Frustrating.  Selfish.  Thoughtless.  Lawless.  It's so bad that the company provides a car and driver and requests that we never use one without the other.   

It's so bad that even after driving for years in the demolition derby that was Africa, we aren't even tempted to get behind the wheel of a car.

I am never in the car without a book.  I don't look up, I don't backseat drive, I try very hard to be NOT IN THE CAR.  It has the same chaotic components of Africa, but much worse due to sheer numbers and the addition of motor bikes by the thousands.

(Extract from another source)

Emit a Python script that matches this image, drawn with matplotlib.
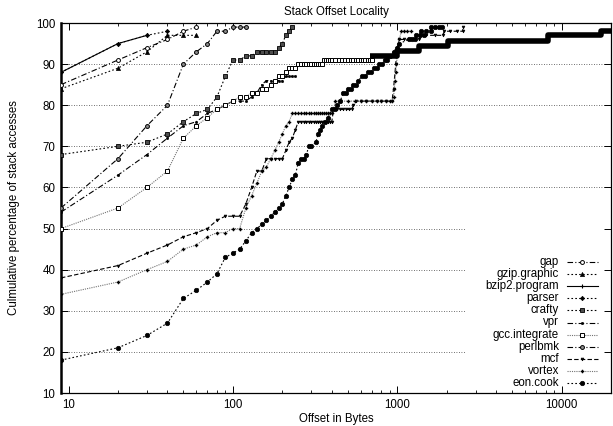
import matplotlib
matplotlib.use('Agg')
import matplotlib.pyplot as plt
from matplotlib.patches import Rectangle

plt.rcParams['font.family'] = ['Liberation Sans', 'DejaVu Sans']
plt.rcParams['font.size'] = 8.3

title = "Stack Offset Locality"
xlabel = "Offset in Bytes"
ylabel = "Culmulative percentage of stack accesses"
yticks = [10, 20, 30, 40, 50, 60, 70, 80, 90, 100]
xticks = [10, 100, 1000, 10000]

gap_x = [9, 20, 30, 40, 50, 60]
gap_y = [85, 91, 94, 96, 98, 99]
gzip_x = [9, 20, 30, 40, 50, 60]
gzip_y = [84, 89, 93, 97, 97, 97]
bzip2_x = [9, 20, 30]
bzip2_y = [88, 95, 97]
parser_x = [9, 20, 30, 40]
parser_y = [88, 95, 97, 98]
crafty_x = [9, 20, 30, 40, 50, 60, 70, 80, 90, 100, 110, 120, 130, 140, 150, 160, 170, 180, 190, 200, 210, 220, 230]
crafty_y = [68, 70, 71, 73, 76, 78, 79, 82, 87, 91, 91, 92, 92, 93, 93, 93, 93, 93, 94, 95, 97, 98, 99]
vpr_x = [9, 20, 30, 40, 50, 60, 70, 80, 90, 100, 110, 120, 130, 140, 150, 160, 170, 180, 190, 200, 210, 220, 230, 240]
vpr_y = [54, 63, 68, 72, 75, 76, 78, 79, 80, 81, 81, 81, 82, 83, 85, 86, 86, 86, 86, 86, 87, 87, 87, 87]
gcc_x = [9, 20, 30, 40, 50, 60, 70, 80, 90, 100, 110, 120, 130, 140, 150, 160, 170, 180, 190, 200, 210, 220, 230, 240, 250,
         260, 270, 280, 290, 300, 310, 320, 330, 340, 350, 360, 370, 380, 390, 400, 420, 440, 460, 480, 500, 520, 540,
         560, 580, 600, 620, 640, 660, 680, 700]
gcc_y = [50, 55, 60, 64, 72, 75, 77, 79, 80, 81, 82, 82, 83, 83, 84, 84, 85, 86, 87, 87, 88, 89, 89, 89, 90,
         90, 90, 90, 90, 90, 90, 90, 90, 90, 90, 91, 91, 91, 91, 91, 91, 91, 91, 91, 91, 91, 91,
         91, 91, 91, 91, 91, 91, 91, 91]
gcc_tail_x = [680, 1000, 1000, 1360, 1360, 2050, 2050, 8300, 8300, 17500, 17500, 20000]
gcc_tail_y = [92, 92, 93.3, 93.3, 94.3, 94.3, 95.5, 95.5, 97, 97, 98, 98]
perl_x = [9, 20, 30, 40, 50, 60, 70, 80, 90, 100, 110, 120]
perl_y = [55, 67, 75, 80, 90, 93, 95, 98, 98, 99, 99, 99]
mcf_x = [9, 20, 30, 40, 50, 60, 70, 80, 90, 100, 110, 120, 130, 140, 150, 160, 170, 180, 190, 200, 210, 220, 230, 240,
         250, 260, 270, 280, 290, 300, 310, 320, 330, 340, 350, 360, 370, 380, 390, 400,
         410, 430, 450, 470, 490, 510, 530, 540, 560, 600, 650, 700, 750, 800, 860, 930,
         950, 980, 1000, 1030, 1100, 1200, 1360, 1390, 1500, 1700, 1900, 1930, 2100, 2300, 2500, 2520]
mcf_y = [38, 41, 44, 46, 48, 49, 50, 52, 53, 53, 53, 56, 60, 64, 64, 67, 67, 67, 67, 67, 69, 71, 72, 74,
         76, 76, 76, 76, 76, 76, 76, 76, 76, 76, 76, 76, 76, 76, 76, 76,
         79, 79, 79, 79, 79, 79, 79, 80, 81, 81, 81, 81, 81, 81, 81, 81,
         84, 90, 94, 96, 96, 96, 96, 97, 97, 97, 97, 98, 98, 98, 98, 99]
vortex_x = [9, 20, 30, 40, 50, 60, 70, 80, 90, 100, 110, 120, 130, 140, 150, 160, 170, 180, 190, 200, 210, 220, 230,
            240, 250, 260, 270, 280, 290, 300, 310, 320, 330, 340, 350, 360, 370, 380, 390, 400,
            410, 420, 450, 500, 550, 600, 650, 700, 750, 800, 850, 900, 935,
            950, 960, 970, 980, 990, 1000, 1010, 1030, 1060, 1100, 1150, 1220]
vortex_y = [34, 37, 40, 42, 45, 46, 48, 49, 49, 50, 50, 55, 58, 61, 64, 65, 67, 69, 71, 73, 75, 76, 78,
            78, 78, 78, 78, 78, 78, 78, 78, 78, 78, 78, 78, 78, 78, 78, 78, 78,
            79, 81, 81, 81, 81, 81, 81, 81, 81, 81, 81, 81, 81,
            82, 84, 86, 88, 90, 92, 94, 96, 98, 98, 98, 98]
eon_x = [9, 20, 30, 40, 50, 60, 70, 80, 90, 100, 110, 120, 130, 140, 150, 160, 170, 180, 190, 200, 210, 220, 230, 240,
         250, 260, 270, 280, 290, 300, 320, 330, 340, 350, 365, 380, 400, 420, 430, 450, 470, 490, 500, 520, 540,
         560, 580, 610, 640, 660, 690, 720, 750, 780, 810, 840, 870, 900, 950, 1000, 1030,
         1180, 1230, 1280, 1300, 1380, 1450, 1400, 1500, 1600, 1600, 1700, 1800, 1880]
eon_y = [18, 21, 24, 27, 33, 35, 37, 39, 43, 44, 45, 47, 49, 50, 51, 52, 53, 54, 55, 56, 58, 60, 62, 63,
         66, 67, 67, 68, 70, 70, 71, 73, 74, 75, 76, 77, 79, 79, 80, 81, 83, 83, 84, 84, 85,
         85, 86, 87, 87, 88, 88, 89, 89, 90, 90, 91, 91, 92, 93, 94, 95,
         96, 96, 96, 97, 97, 97, 98, 98, 98, 99, 99, 99, 99]

DD = (0, (5, 2, 1, 2))
DOT = (0, (1.5, 2))
FDOT = (0, (1, 1))
DASH = (0, (4, 2))

series = [
    ("gap", gap_x, gap_y, dict(color='k', ls=DD, marker='o', ms=2.8, mfc='white', mec='k', mew=0.7)),
    ("gzip.graphic", gzip_x, gzip_y, dict(color='k', ls=DOT, marker='^', ms=3, mfc='k', mec='k', mew=0.5)),
    ("bzip2.program", bzip2_x, bzip2_y, dict(color='k', ls='-', marker='+', ms=3.5, mec='k', mew=0.8)),
    ("parser", parser_x, parser_y, dict(color='k', ls=DOT, marker='D', ms=2.2, mfc='k', mec='k', mew=0.5)),
    ("crafty", crafty_x, crafty_y, dict(color='k', ls=DOT, marker='s', ms=2.6, mfc='0.3', mec='k', mew=0.6)),
    ("vpr", vpr_x, vpr_y, dict(color='k', ls=DD, marker='o', ms=1.6, mfc='k', mec='k', mew=0.5)),
    ("gcc.integrate", gcc_x, gcc_y, dict(color='0.45', ls=FDOT, marker='s', ms=2.8, mfc='white', mec='k', mew=0.7)),
    ("perlbmk", perl_x, perl_y, dict(color='k', ls=DD, marker='o', ms=2.8, mfc='0.55', mec='k', mew=0.7)),
    ("mcf", mcf_x, mcf_y, dict(color='k', ls=DASH, marker='v', ms=2.0, mfc='k', mec='k', mew=0.5)),
    ("vortex", vortex_x, vortex_y, dict(color='0.45', ls=FDOT, marker='P', ms=2.2, mfc='k', mec='k', mew=0.3)),
    ("eon.cook", eon_x, eon_y, dict(color='k', ls=DOT, marker='o', ms=3.2, mfc='k', mec='k', mew=0.5)),
]

W, H = 613, 426
L, R, T, B = 61, 611, 23, 393
fig = plt.figure(figsize=(W / 100, H / 100), dpi=100)
ax = fig.add_axes([L / W, 1 - B / H, (R - L) / W, (B - T) / H])
ax.set_xscale('log')
ax.set_xlim(9, 20000)
ax.set_ylim(10, 100)

for v in yticks[1:-1]:
    ax.axhline(v, color='0.25', lw=0.6, ls=(0, (1, 2)), zorder=1)

# opaque key area
ax.add_patch(Rectangle(((466 - L) / (R - L), 0), (R - 466) / (R - L), (B - 212) / (B - T),
                       transform=ax.transAxes, facecolor='white', edgecolor='none', zorder=1.5))

for name, xs, ys, st in series:
    ax.plot(xs, ys, lw=0.8, zorder=3, **st)

ax.plot(gcc_tail_x, gcc_tail_y, color='k', lw=4, solid_capstyle='butt', zorder=3)

# key
for i, (name, xs, ys, st) in enumerate(series):
    py = 262 + 12.1 * i
    fy = (B - py) / (B - T)
    ax.text((559 - L) / (R - L), fy, name, transform=ax.transAxes, ha='right', va='center', zorder=5)
    ax.plot([(567 - L) / (R - L), (598 - L) / (R - L)], [fy, fy], transform=ax.transAxes, lw=0.8,
            zorder=5, clip_on=False, **{k: v for k, v in st.items() if k not in ('marker', 'ms', 'mfc', 'mec', 'mew')})
    ax.plot([(582 - L) / (R - L)], [fy], transform=ax.transAxes, zorder=5, clip_on=False, ls='none',
            **{k: v for k, v in st.items() if k not in ('ls', 'color')})

ax.set_yticks(yticks)
ax.set_xticks(xticks)
ax.set_xticklabels([str(t) for t in xticks])
ax.tick_params(which='major', direction='in', length=5, width=0.7, top=True, right=True, pad=4)
ax.tick_params(which='minor', direction='in', length=2.5, width=0.6, top=True, right=True)
ax.tick_params(axis='y', which='minor', left=False, right=False)
for s in ax.spines.values():
    s.set_linewidth(0.9)
ax.spines['left'].set_linewidth(1.8)

ax.set_title(title, fontsize=8.3, pad=6)
ax.set_xlabel(xlabel, labelpad=2)
ax.set_ylabel(ylabel)
ax.yaxis.set_label_coords((20 - L) / (R - L), 0.5)

fig.savefig('out.png', dpi=100)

All the people in the cars are very very important and have to be wherever they are going first, or at least before you.  Common sense, common courtesy, rule of law, and safe driving practices go right out the window as soon as an Indonesian starts his car.

Need to turn left from the right lane?  No time like the present.

Need to turn onto a street, but stopped by a line of cars coming off the street? No problem, just turn into the wrong lane and shimmy over later.

Don't want to stop when the light turns red?  Okay.

What are those lines in the street? It's like they are there to keep me from making a new lane to drive in, and that's just stoopid!

Add to this the thousands of motorbikes who weave, drive on the wrong side of the road, ignore traffic signals of every color, and swarm through stopped car traffic like a machine made ooze  and you have a recipe for frustration, anger and tons of wasted time.

Ted sits there and stews. 

He watches, he gets indignant and he itches to ram the whole mess with a Bradley tank, but all it does is feed his ulcer.  I have extolled the virtues of books and being NOT IN THE CAR, but he just can't seem to let it go.

The company requires our drivers to learn and follow safe driving practices, but that mostly covers safety of the vehicle and occupants, not what we would call defensive driving.  

We have given our driver a letter outlining the things we would like to have him do- over and above the company regs, and he has made a valiant effort to comply, although he isn't completely on board.

We asked him to stop or at least slow for pedestrians instead of playing Carmageddon.

We asked him to allow other cars to pull in front of us as they exit parking lots and side streets. You know... when you wave someone out?  Unheard of here.  Crazy foreigners and their crazy ideas.  Why would anyone do that when we are all so important and have places to be...?

We asked him be courteous to other drivers even if it took longer to get where we were going.

He thanked us for being to him in his job and we've moved on with a kind of half-assed courtesy and patience policy that still makes him the most courteous driver in Jakarta.

I will not test your patience with my traffic whining by including stories about what happens when there is rain/hujan (hoo-john) and the streets flood/banjir (bahn-jeer). 

Bottom line: we both drove cars in Africa where the traffic is legendarily bad.  We do not drive cars here.

Although we are still thinking about getting a scooter and becoming part of the ooze... (don't tell the company).

1 comment:

Barbara said...

I can't even begin to imagine your frustration level. Well, maybe the beginning stage, but the end? No way. I'd have an ulcer to match Ted's. It's gotten worse here in the two years (that long already?) since you're gone. Took us 45 minutes to get from the new traffic light at the University of Legon junction to the traffic light near Wild Gecko... what is that? Half a mile? Good thing we allowed 3+ hours for our trip to Korle Bu. Ugh. Yes, a good book or headphones and some good tunes. And a beer or two couldn't hurt either. Stay strong you two!